Garimpo ilegal ameaça segunda maior árvore da Amazônia
Mapa: Andrés Alegría/Mongabay

A exploração ilegal de ouro no Amapá não é tão intensa quanto em outros estados da Amazônia, como o Pará. Nos últimos anos, no entanto, a chegada de garimpeiros ilegais de outras partes do Brasil tem preocupado as autoridades locais. “A expansão dos garimpos nessa velocidade é uma novidade”, disse Moreira.

Segundo a Polícia Federal e o Ibama, alguns dos garimpeiros ilegais expulsos da Terra Indígena Yanomami, em Roraima, fugiram para o Amapá para retomar as atividades. As operações de retirada dos garimpeiros do território começaram em 2023, desencadeadas pela crise de saúde pública que a mineração ilegal provocou entre os Yanomami.

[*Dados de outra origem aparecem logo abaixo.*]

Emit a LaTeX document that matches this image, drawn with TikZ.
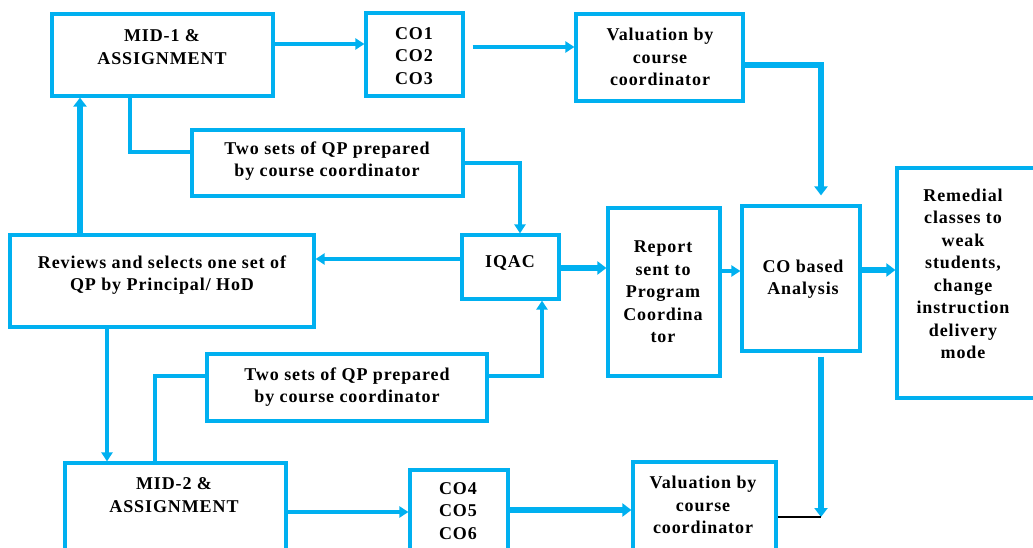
\documentclass[tikz,border=0pt]{standalone}
\usepackage{fontspec}
\setmainfont[LetterSpace=5]{Liberation Serif}
\usetikzlibrary{arrows.meta}
\definecolor{cy}{RGB}{0,176,240}
\begin{document}
\begin{tikzpicture}[x=1pt,y=-1pt,
  box/.style={draw=cy,line width=3.2pt,rectangle,inner sep=0pt,fill=white},
  txt/.style={align=center,inner sep=0pt,font=\bfseries\fontsize{18}{22.5}\selectfont},
  conn/.style={draw=cy,line width=3.4pt},
  arr/.style={conn,-{Triangle[length=9pt,width=11pt]}},
  arrthick/.style={draw=cy,line width=5.2pt,-{Triangle[length=9pt,width=13pt]}}]
\useasboundingbox (0,0) rectangle (1033,548);

% boxes
\node[box,minimum width=221,minimum height=82] (mid1) at (162.5,55) {};
\node[box,minimum width=97,minimum height=83] (co13) at (414.5,54.5) {};
\node[box,minimum width=167,minimum height=87] (val1) at (659.5,57.5) {};
\node[box,minimum width=271,minimum height=66] (two1) at (327.5,163) {};
\node[box,minimum width=304,minimum height=92] (rev) at (162,281) {};
\node[box,minimum width=97,minimum height=64] (iqac) at (510.5,267) {};
\node[box,minimum width=112,minimum height=168] (rep) at (664,292) {};
\node[box,minimum width=118,minimum height=145] (cob) at (801,278.5) {};
\node[box,minimum width=146,minimum height=230] (rem) at (970,283) {};
\node[box,minimum width=280,minimum height=67] (two2) at (347,387.5) {};
\node[box,minimum width=221,minimum height=97] (mid2) at (175.5,511.5) {};
\node[box,minimum width=98,minimum height=90] (co46) at (459,515) {};
\node[box,minimum width=143,minimum height=98] (val2) at (704.5,511) {};

% texts
\node[txt] (mid1t) at (162,47) {MID-1 \&\\ASSIGNMENT};
\node[txt] (co13t) at (414,56) {CO1\\CO2\\CO3};
\node[txt] (val1t) at (660,57) {Valuation by\\course\\coordinator};
\node[txt] (two1t) at (327,161) {Two sets of QP prepared\\by course coordinator};
\node[txt] (revt) at (162,275) {Reviews and selects one set of\\QP by Principal/ HoD};
\node[txt] (iqact) at (510,263) {IQAC};
\node[txt] (rept) at (663,292) {Report\\sent to\\Program\\Coordina\\tor};
\node[txt] (cobt) at (803,279) {CO based\\Analysis};
\node[txt] (remt) at (963,274) {Remedial\\classes to\\weak\\students,\\change\\instruction\\delivery\\mode};
\node[txt] (two2t) at (347,387) {Two sets of QP prepared\\by course coordinator};
\node[txt] (mid2t) at (174,495) {MID-2 \&\\ASSIGNMENT};
\node[txt] (co46t) at (458,511) {CO4\\CO5\\CO6};
\node[txt] (val2t) at (703,505) {Valuation by\\course\\coordinator};

% connectors
\draw[arr] (mid1.east |- 0,44) -- (co13.west |- 0,44);
\draw[arr] ([xshift=8pt]co13.east |- 0,47) -- (val1.west |- 0,47);
\draw[arrthick,shorten >=9pt] (val1.east |- 0,65) -| (cob.north -| 821,0);
\draw[conn] (mid1.south -| 130,0) |- (two1.west |- 0,152);
\draw[arr] (two1.east) -| (iqac.north -| 520,0);
\draw[arr] (iqac.west |- 0,259) -- (rev.east |- 0,259);
\draw[arrthick] (rev.north -| 80,0) -- (mid1.south -| 80,0);
\draw[arr] (rev.south -| 107,0) -- (mid2.north -| 107,0);
\draw[conn] (mid2.north -| 155,0) |- (two2.west |- 0,376);
\draw[arr] (two2.east |- 0,376) -| (iqac.south -| 542,0);
\draw[arrthick] (iqac.east |- 0,268) -- (rep.west |- 0,268);
\draw[arr] (rep.east |- 0,271) -- (cob.west |- 0,271);
\draw[arrthick] (cob.east |- 0,270) -- (rem.west |- 0,270);
\coordinate (mj) at (821,517);
\draw[arrthick] ([yshift=-4pt]cob.south -| mj) -- (mj);
\draw[black,line width=1.2pt] (val2.east |- mj) -- (mj);
\draw[arr] (mid2.east |- 0,512) -- (co46.west |- 0,512);
\draw[arrthick] (co46.east |- 0,510) -- (val2.west |- 0,510);
\end{tikzpicture}
\end{document}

Segundo o governo federal, mais de 20 mil garimpeiros deixaram a área desde então.

“As operações no [território] Yanomami tiveram um efeito espanta-barata”, disse à Mongabay Luiz Jardim de Moraes Wanderley, professor de Geografia da Universidade Federal Fluminense (UFF). “Você não mata a barata; você espanta, e ela vai para outro lugar. A política pública que funcionaria seria criar outras economias que possam competir com o garimpo”.

O Amapá também é destino de garimpeiros vindos do Pará, onde o governo federal tem realizado operações na bacia do Rio Tapajós. Essa região abriga o município de Itaituba, conhecido como a capital do ouro ilegal na Amazônia, e a Terra Indígena Munduruku, onde forças federais combatem garimpeiros ilegais desde novembro de 2024 .

Garimpo ilegal ameaça segunda maior árvore da Amazônia
Forças federais têm expulsado garimpeiros ilegais de áreas protegidas como a
Terra Indígena Munduruku, no Pará
Foto cedida pela Polícia Federal

“[Os garimpeiros] perceberam que no Amapá a fiscalização ainda não estava batendo tão pesado e correram para cá”, disse ao Mongabay um empresário do ramo do ouro atualmente radicado no estado. “Um veio para cá e achou bom. Convidou outro, que também convidou outro. E assim vai indo. Todo dia chegam retroescavadeiras aqui. O negócio aqui é grande. Vai ser o próximo Tapajós”, disse o homem, que pediu para permanecer anônimo por medo de represálias de garimpeiros ilegais.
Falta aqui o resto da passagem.